CHALLENGE:
Take the lines of the data below from the very first through the line containing "import pandas as pd" and output them exactly, pictures excluded.

____ RECORDS PROVIDED

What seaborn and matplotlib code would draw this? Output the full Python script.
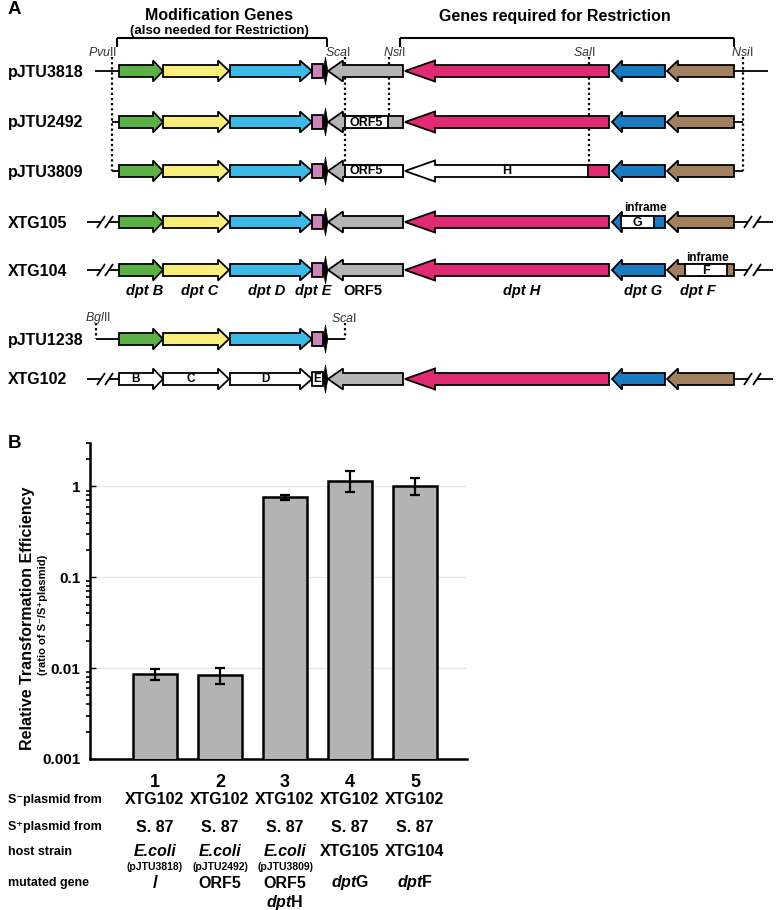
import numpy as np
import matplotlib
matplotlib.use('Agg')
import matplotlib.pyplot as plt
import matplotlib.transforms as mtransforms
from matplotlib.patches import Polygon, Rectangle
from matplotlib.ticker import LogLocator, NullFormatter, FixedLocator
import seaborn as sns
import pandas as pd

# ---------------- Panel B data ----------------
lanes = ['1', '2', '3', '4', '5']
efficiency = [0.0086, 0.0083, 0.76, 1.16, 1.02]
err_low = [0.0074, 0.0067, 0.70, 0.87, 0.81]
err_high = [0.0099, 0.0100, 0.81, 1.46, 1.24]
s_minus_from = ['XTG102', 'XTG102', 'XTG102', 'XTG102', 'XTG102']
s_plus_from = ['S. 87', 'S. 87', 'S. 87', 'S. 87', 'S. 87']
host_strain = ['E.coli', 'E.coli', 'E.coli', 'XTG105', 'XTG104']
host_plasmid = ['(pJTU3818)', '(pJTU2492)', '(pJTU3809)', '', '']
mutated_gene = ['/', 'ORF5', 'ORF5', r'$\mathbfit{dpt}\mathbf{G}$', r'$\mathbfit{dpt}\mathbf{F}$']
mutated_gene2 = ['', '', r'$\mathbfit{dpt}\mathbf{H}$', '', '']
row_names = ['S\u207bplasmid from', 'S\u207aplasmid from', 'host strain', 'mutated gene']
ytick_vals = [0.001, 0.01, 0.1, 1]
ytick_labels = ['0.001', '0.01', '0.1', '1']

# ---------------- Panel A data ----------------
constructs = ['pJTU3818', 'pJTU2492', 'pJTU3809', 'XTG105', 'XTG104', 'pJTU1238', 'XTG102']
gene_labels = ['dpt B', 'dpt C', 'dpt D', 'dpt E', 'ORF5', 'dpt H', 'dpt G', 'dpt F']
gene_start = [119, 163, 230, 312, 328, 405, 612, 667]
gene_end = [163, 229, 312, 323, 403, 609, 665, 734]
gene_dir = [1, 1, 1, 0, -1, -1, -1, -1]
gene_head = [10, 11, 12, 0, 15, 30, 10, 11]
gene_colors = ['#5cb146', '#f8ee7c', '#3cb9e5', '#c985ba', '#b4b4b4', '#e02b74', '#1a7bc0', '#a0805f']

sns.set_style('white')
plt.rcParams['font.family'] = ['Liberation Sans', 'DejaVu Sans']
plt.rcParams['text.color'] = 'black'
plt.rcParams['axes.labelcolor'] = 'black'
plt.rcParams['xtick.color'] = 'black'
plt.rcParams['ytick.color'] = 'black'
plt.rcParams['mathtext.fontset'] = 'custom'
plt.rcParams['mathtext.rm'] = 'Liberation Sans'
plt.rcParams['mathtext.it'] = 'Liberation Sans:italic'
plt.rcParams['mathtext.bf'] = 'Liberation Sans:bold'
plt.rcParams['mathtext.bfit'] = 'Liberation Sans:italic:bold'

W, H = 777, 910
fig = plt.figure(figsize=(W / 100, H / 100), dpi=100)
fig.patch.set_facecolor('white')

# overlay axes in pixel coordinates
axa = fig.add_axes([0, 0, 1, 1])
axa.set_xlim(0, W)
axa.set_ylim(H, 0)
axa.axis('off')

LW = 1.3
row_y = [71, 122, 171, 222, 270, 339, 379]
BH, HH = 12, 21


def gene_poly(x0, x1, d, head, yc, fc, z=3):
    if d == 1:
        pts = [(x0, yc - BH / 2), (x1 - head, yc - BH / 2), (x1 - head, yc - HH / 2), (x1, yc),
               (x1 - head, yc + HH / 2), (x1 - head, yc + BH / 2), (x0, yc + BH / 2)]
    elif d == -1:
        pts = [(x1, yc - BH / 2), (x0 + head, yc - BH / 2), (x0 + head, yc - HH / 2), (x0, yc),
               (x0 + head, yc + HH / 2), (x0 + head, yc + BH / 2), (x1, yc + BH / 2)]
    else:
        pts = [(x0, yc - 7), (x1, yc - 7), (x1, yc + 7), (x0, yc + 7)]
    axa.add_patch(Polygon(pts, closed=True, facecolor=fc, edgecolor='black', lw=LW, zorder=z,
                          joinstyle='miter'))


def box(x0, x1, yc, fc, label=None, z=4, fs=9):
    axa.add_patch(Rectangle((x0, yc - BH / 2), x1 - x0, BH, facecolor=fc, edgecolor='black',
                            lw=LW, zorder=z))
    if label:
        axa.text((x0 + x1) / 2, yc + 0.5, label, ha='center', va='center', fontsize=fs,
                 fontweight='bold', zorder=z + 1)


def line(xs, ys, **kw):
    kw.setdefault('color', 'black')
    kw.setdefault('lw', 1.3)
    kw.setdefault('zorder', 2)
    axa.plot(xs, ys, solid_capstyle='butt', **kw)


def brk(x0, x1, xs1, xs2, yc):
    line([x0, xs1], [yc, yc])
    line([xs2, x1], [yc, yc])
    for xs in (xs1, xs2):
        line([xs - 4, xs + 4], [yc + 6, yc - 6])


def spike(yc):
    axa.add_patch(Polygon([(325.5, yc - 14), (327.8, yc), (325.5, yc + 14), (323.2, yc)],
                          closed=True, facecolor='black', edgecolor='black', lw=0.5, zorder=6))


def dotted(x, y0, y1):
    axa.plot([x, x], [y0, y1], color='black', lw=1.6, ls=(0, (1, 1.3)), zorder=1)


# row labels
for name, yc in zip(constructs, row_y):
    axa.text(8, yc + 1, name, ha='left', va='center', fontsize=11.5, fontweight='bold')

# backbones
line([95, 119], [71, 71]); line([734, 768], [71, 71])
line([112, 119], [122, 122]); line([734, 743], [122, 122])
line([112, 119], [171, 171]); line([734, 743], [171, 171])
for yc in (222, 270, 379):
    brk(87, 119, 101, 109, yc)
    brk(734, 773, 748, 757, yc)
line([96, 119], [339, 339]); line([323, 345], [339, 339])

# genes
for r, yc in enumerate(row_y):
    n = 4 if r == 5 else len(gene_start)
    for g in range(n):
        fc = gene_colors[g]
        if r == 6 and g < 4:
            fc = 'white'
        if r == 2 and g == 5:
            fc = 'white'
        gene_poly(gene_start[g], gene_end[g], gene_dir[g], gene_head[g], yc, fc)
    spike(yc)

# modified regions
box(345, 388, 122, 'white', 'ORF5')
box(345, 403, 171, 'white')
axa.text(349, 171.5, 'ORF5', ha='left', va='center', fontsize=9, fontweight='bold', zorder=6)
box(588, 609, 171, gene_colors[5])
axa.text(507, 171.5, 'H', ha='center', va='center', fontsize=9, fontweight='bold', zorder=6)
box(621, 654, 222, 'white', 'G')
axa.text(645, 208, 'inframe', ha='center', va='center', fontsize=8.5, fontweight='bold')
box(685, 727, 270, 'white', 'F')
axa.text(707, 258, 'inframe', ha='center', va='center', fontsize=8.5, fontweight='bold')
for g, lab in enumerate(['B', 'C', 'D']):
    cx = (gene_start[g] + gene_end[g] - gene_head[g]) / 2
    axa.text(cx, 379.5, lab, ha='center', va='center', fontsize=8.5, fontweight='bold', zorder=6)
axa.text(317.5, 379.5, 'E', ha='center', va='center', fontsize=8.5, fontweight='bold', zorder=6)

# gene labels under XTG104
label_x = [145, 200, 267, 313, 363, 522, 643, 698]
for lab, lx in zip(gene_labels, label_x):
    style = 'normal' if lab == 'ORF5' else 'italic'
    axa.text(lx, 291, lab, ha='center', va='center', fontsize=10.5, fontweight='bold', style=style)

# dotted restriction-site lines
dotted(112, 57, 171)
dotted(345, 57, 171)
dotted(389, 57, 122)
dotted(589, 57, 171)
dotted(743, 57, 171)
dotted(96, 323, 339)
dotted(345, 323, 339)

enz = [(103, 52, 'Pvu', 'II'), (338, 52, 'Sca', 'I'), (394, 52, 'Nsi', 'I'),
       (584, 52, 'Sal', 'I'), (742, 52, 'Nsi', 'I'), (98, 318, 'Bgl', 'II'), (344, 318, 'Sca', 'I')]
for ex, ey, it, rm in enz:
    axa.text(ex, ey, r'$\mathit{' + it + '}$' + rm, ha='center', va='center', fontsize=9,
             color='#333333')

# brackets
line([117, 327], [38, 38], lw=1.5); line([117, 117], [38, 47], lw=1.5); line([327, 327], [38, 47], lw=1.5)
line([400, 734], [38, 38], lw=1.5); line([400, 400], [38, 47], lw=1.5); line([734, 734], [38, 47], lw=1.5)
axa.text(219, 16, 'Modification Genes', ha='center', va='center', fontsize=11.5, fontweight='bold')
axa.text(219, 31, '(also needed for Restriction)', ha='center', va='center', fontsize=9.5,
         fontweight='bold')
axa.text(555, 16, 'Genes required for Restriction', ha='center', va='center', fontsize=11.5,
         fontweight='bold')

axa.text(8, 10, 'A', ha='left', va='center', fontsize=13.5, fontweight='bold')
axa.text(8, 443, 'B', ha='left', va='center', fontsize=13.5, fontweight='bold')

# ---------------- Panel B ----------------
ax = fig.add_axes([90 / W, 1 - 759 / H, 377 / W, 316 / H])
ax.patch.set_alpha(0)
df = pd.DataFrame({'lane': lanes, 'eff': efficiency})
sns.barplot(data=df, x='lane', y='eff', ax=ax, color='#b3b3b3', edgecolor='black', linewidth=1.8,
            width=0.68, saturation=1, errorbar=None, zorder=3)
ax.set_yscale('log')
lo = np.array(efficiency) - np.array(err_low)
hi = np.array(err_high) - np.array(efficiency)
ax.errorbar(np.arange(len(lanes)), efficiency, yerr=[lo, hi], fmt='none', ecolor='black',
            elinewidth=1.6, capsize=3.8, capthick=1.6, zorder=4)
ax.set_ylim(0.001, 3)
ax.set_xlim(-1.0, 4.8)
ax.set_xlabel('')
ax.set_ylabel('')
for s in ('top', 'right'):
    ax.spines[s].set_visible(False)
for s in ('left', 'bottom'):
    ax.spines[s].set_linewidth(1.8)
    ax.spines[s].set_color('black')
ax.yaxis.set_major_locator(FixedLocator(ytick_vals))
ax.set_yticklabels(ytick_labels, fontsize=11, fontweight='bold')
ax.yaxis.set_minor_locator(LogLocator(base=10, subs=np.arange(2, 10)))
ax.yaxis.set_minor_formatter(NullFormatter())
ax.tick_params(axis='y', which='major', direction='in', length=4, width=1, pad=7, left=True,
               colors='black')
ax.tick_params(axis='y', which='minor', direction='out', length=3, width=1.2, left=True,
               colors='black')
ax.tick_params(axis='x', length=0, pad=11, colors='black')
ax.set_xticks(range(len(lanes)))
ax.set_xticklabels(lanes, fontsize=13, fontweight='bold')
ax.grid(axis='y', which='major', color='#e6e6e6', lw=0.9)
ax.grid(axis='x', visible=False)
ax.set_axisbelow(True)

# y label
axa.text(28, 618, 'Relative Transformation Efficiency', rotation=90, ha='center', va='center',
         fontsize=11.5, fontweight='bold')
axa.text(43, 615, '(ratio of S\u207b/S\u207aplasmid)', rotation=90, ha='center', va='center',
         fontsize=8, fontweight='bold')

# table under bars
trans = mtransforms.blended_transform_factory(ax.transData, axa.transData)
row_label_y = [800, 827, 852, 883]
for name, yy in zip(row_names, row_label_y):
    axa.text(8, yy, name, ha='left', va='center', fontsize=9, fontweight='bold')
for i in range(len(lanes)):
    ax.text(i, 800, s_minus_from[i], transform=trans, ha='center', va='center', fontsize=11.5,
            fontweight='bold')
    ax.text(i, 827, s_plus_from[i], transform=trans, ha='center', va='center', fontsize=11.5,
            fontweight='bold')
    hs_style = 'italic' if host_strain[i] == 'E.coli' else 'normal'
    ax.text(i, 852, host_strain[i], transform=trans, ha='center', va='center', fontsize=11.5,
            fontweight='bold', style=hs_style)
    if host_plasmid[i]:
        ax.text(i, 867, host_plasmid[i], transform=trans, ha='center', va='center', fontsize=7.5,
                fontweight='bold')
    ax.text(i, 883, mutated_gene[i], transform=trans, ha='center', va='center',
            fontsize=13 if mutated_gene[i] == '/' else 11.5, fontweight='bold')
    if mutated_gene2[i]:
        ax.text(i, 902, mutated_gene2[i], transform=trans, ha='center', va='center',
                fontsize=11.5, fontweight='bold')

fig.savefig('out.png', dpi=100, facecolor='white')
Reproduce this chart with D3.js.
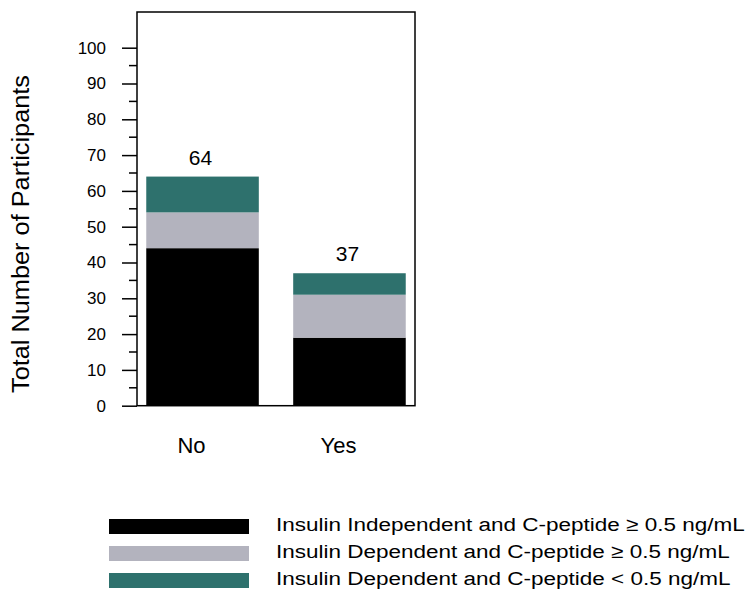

________

TASK RESULT:
What seaborn and matplotlib code would draw this? Output the full Python script.
import numpy as np
import matplotlib
matplotlib.use('Agg')
import matplotlib.pyplot as plt
import matplotlib.transforms as mtransforms
from matplotlib.patches import Polygon, Rectangle
from matplotlib.ticker import LogLocator, NullFormatter, FixedLocator
import seaborn as sns
import pandas as pd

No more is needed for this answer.